RAW DATA

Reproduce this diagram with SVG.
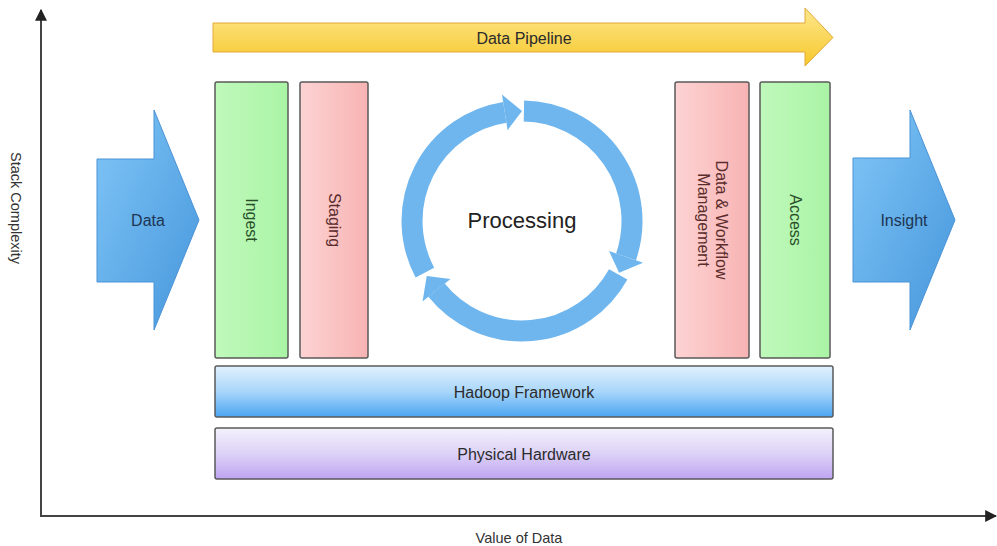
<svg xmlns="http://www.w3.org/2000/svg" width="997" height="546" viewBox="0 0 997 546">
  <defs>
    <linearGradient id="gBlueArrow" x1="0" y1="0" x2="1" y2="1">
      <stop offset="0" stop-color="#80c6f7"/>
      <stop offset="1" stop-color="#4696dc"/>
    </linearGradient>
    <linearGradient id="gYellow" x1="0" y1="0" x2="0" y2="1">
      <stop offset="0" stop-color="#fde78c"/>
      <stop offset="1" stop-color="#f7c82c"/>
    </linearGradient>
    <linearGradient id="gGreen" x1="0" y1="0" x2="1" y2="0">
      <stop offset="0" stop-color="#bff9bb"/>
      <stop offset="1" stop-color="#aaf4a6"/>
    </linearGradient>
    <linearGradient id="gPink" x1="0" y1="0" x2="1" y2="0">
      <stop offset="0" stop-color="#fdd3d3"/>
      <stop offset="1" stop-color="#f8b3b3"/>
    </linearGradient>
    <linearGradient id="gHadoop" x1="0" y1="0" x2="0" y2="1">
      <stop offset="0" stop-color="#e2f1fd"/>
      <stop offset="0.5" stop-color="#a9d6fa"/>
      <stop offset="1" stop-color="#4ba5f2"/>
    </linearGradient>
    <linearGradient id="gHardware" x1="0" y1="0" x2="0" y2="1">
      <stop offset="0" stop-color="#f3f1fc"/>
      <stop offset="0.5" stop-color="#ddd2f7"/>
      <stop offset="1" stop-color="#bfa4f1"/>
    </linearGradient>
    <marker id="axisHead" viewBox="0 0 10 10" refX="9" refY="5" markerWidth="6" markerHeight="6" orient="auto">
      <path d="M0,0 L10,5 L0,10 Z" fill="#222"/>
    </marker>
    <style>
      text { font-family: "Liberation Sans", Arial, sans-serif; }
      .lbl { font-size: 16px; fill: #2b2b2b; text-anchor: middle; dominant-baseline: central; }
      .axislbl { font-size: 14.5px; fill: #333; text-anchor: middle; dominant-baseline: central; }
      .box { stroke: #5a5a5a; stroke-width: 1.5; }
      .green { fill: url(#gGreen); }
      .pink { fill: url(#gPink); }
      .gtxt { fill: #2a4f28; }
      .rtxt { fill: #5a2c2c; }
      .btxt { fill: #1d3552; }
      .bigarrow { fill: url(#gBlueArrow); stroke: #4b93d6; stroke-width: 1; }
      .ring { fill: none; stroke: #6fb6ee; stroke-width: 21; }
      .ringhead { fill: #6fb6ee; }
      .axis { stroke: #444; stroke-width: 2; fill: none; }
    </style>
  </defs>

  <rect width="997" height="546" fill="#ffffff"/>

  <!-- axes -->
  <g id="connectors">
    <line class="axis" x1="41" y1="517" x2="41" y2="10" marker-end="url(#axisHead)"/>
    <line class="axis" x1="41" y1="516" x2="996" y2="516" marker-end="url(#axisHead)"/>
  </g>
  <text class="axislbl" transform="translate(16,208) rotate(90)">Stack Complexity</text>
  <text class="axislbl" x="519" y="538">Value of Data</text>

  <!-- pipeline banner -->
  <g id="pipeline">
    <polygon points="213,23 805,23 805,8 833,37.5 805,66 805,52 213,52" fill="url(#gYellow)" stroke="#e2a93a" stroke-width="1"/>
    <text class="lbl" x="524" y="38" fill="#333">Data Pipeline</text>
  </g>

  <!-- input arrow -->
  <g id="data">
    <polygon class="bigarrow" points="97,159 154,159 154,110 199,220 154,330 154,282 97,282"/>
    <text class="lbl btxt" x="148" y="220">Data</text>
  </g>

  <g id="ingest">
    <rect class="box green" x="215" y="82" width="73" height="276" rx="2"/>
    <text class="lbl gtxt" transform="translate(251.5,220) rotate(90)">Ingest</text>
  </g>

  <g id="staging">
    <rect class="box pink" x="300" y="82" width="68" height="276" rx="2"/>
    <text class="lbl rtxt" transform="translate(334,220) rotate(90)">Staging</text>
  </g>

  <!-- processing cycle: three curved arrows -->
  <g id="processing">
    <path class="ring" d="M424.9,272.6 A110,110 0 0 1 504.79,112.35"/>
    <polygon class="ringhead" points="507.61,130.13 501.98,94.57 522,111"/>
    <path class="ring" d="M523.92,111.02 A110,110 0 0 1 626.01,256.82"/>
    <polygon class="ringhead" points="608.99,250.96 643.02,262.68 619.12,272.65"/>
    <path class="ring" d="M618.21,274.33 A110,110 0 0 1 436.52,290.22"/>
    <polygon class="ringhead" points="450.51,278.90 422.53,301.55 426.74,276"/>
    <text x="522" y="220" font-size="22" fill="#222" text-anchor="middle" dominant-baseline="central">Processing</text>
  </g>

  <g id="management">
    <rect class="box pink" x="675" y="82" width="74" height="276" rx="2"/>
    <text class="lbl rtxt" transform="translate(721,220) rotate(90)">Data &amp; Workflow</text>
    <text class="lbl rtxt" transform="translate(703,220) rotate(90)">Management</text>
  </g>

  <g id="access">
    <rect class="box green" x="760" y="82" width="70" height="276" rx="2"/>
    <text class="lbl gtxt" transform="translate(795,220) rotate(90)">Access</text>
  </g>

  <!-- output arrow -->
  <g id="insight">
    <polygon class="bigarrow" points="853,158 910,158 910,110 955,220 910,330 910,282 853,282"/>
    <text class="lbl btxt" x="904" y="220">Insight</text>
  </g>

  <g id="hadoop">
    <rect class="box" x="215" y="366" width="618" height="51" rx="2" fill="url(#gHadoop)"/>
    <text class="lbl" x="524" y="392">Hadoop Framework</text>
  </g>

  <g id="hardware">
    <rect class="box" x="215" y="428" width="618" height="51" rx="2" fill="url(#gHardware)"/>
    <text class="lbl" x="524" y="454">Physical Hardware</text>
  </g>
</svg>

TASK TO COMPLETE
Would you return the data exactly as written, without the pictures?

FINAL ANSWER
Reproduce this diagram with SVG.
<svg xmlns="http://www.w3.org/2000/svg" width="997" height="546" viewBox="0 0 997 546">
  <defs>
    <linearGradient id="gBlueArrow" x1="0" y1="0" x2="1" y2="1">
      <stop offset="0" stop-color="#80c6f7"/>
      <stop offset="1" stop-color="#4696dc"/>
    </linearGradient>
    <linearGradient id="gYellow" x1="0" y1="0" x2="0" y2="1">
      <stop offset="0" stop-color="#fde78c"/>
      <stop offset="1" stop-color="#f7c82c"/>
    </linearGradient>
    <linearGradient id="gGreen" x1="0" y1="0" x2="1" y2="0">
      <stop offset="0" stop-color="#bff9bb"/>
      <stop offset="1" stop-color="#aaf4a6"/>
    </linearGradient>
    <linearGradient id="gPink" x1="0" y1="0" x2="1" y2="0">
      <stop offset="0" stop-color="#fdd3d3"/>
      <stop offset="1" stop-color="#f8b3b3"/>
    </linearGradient>
    <linearGradient id="gHadoop" x1="0" y1="0" x2="0" y2="1">
      <stop offset="0" stop-color="#e2f1fd"/>
      <stop offset="0.5" stop-color="#a9d6fa"/>
      <stop offset="1" stop-color="#4ba5f2"/>
    </linearGradient>
    <linearGradient id="gHardware" x1="0" y1="0" x2="0" y2="1">
      <stop offset="0" stop-color="#f3f1fc"/>
      <stop offset="0.5" stop-color="#ddd2f7"/>
      <stop offset="1" stop-color="#bfa4f1"/>
    </linearGradient>
    <marker id="axisHead" viewBox="0 0 10 10" refX="9" refY="5" markerWidth="6" markerHeight="6" orient="auto">
      <path d="M0,0 L10,5 L0,10 Z" fill="#222"/>
    </marker>
    <style>
      text { font-family: "Liberation Sans", Arial, sans-serif; }
      .lbl { font-size: 16px; fill: #2b2b2b; text-anchor: middle; dominant-baseline: central; }
      .axislbl { font-size: 14.5px; fill: #333; text-anchor: middle; dominant-baseline: central; }
      .box { stroke: #5a5a5a; stroke-width: 1.5; }
      .green { fill: url(#gGreen); }
      .pink { fill: url(#gPink); }
      .gtxt { fill: #2a4f28; }
      .rtxt { fill: #5a2c2c; }
      .btxt { fill: #1d3552; }
      .bigarrow { fill: url(#gBlueArrow); stroke: #4b93d6; stroke-width: 1; }
      .ring { fill: none; stroke: #6fb6ee; stroke-width: 21; }
      .ringhead { fill: #6fb6ee; }
      .axis { stroke: #444; stroke-width: 2; fill: none; }
    </style>
  </defs>

  <rect width="997" height="546" fill="#ffffff"/>

  <!-- axes -->
  <g id="connectors">
    <line class="axis" x1="41" y1="517" x2="41" y2="10" marker-end="url(#axisHead)"/>
    <line class="axis" x1="41" y1="516" x2="996" y2="516" marker-end="url(#axisHead)"/>
  </g>
  <text class="axislbl" transform="translate(16,208) rotate(90)">Stack Complexity</text>
  <text class="axislbl" x="519" y="538">Value of Data</text>

  <!-- pipeline banner -->
  <g id="pipeline">
    <polygon points="213,23 805,23 805,8 833,37.5 805,66 805,52 213,52" fill="url(#gYellow)" stroke="#e2a93a" stroke-width="1"/>
    <text class="lbl" x="524" y="38" fill="#333">Data Pipeline</text>
  </g>

  <!-- input arrow -->
  <g id="data">
    <polygon class="bigarrow" points="97,159 154,159 154,110 199,220 154,330 154,282 97,282"/>
    <text class="lbl btxt" x="148" y="220">Data</text>
  </g>

  <g id="ingest">
    <rect class="box green" x="215" y="82" width="73" height="276" rx="2"/>
    <text class="lbl gtxt" transform="translate(251.5,220) rotate(90)">Ingest</text>
  </g>

  <g id="staging">
    <rect class="box pink" x="300" y="82" width="68" height="276" rx="2"/>
    <text class="lbl rtxt" transform="translate(334,220) rotate(90)">Staging</text>
  </g>

  <!-- processing cycle: three curved arrows -->
  <g id="processing">
    <path class="ring" d="M424.9,272.6 A110,110 0 0 1 504.79,112.35"/>
    <polygon class="ringhead" points="507.61,130.13 501.98,94.57 522,111"/>
    <path class="ring" d="M523.92,111.02 A110,110 0 0 1 626.01,256.82"/>
    <polygon class="ringhead" points="608.99,250.96 643.02,262.68 619.12,272.65"/>
    <path class="ring" d="M618.21,274.33 A110,110 0 0 1 436.52,290.22"/>
    <polygon class="ringhead" points="450.51,278.90 422.53,301.55 426.74,276"/>
    <text x="522" y="220" font-size="22" fill="#222" text-anchor="middle" dominant-baseline="central">Processing</text>
  </g>

  <g id="management">
    <rect class="box pink" x="675" y="82" width="74" height="276" rx="2"/>
    <text class="lbl rtxt" transform="translate(721,220) rotate(90)">Data &amp; Workflow</text>
    <text class="lbl rtxt" transform="translate(703,220) rotate(90)">Management</text>
  </g>

  <g id="access">
    <rect class="box green" x="760" y="82" width="70" height="276" rx="2"/>
    <text class="lbl gtxt" transform="translate(795,220) rotate(90)">Access</text>
  </g>

  <!-- output arrow -->
  <g id="insight">
    <polygon class="bigarrow" points="853,158 910,158 910,110 955,220 910,330 910,282 853,282"/>
    <text class="lbl btxt" x="904" y="220">Insight</text>
  </g>

  <g id="hadoop">
    <rect class="box" x="215" y="366" width="618" height="51" rx="2" fill="url(#gHadoop)"/>
    <text class="lbl" x="524" y="392">Hadoop Framework</text>
  </g>

  <g id="hardware">
    <rect class="box" x="215" y="428" width="618" height="51" rx="2" fill="url(#gHardware)"/>
    <text class="lbl" x="524" y="454">Physical Hardware</text>
  </g>
</svg>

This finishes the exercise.